最終的にお客様から「もう一度契約したいから、いつでも連絡してほしい」といっていただきました。もうこれ以上ない、最大の誉め言葉でした。
本来ならば信頼とは、時間をかけてゆっくり育んでいくもの。その考えをよい意味で否定して、とにかく最短距離で信頼を獲得する。その過程で積み上げた思考や行動がいまの私を支えてくれています。
どんなプロジェクトでも、この「信頼」を得るまでが、毎回苦しいところです。はやく「Nさんがいうのだったら」といっていただけるような存在になりたいですね。
遠慮との決別。プロアクティブな私でいるために
────プロジェクトマネジメントのキャリアを積むために、努力していることは何ですか。
知ったかぶりをしない。わからないことは素直に聞き、自分の「できない・知らない」を少しでも減らすよう努めています。

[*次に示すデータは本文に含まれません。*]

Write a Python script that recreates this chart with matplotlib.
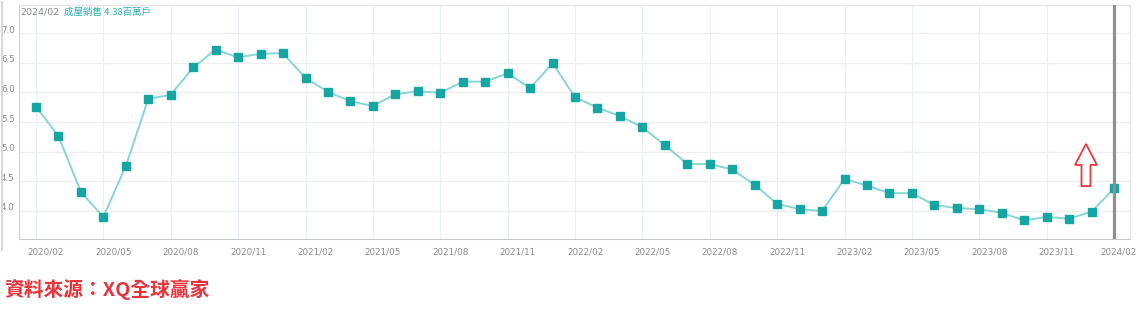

かつて右も左も分からなかったころ、メガバンクの海外送金用のシステム開発のプロジェクトに、PMO支援としてアサインしていただきました。銀行の知識もなければ、システムの知識もない。まして英語が飛び交うプロジェクトなのに、私は英語ができない……。
そんな環境で1日でもわからなかったことを放置すると、次の日に倍以上苦しむことになると、入ってすぐ気づいたんです(笑)。迷惑かなと思って不明点を聞けずにいたけれど、このままじゃ私、3ヶ月後にここにいられないな、と。
だから「配慮は必要、遠慮は不要」という考えを胸に、どんなプロジェクトでも必死に食らいついていく姿勢を忘れないようにしています。
────今後チャレンジしたいと考えていることはありますか。
目標としては、30代半ばまでにプロジェクトを1つ任せられるまでにはなりたいです。そのために現時点でリーダーである諸先輩方の動きをよく観察するようにしています。
他には、IT未経験のメンバーが徐々に増えてきているので、後進を育成する文化を築けるように何かできないかなと考えています。
自分の背中を見せることで、手をあげたらやりたいことをやらせてもらえる環境だということを体現したいし、SHIFTで働くことがイキイキと楽しそうだと思ってもらえるようにしたいですね。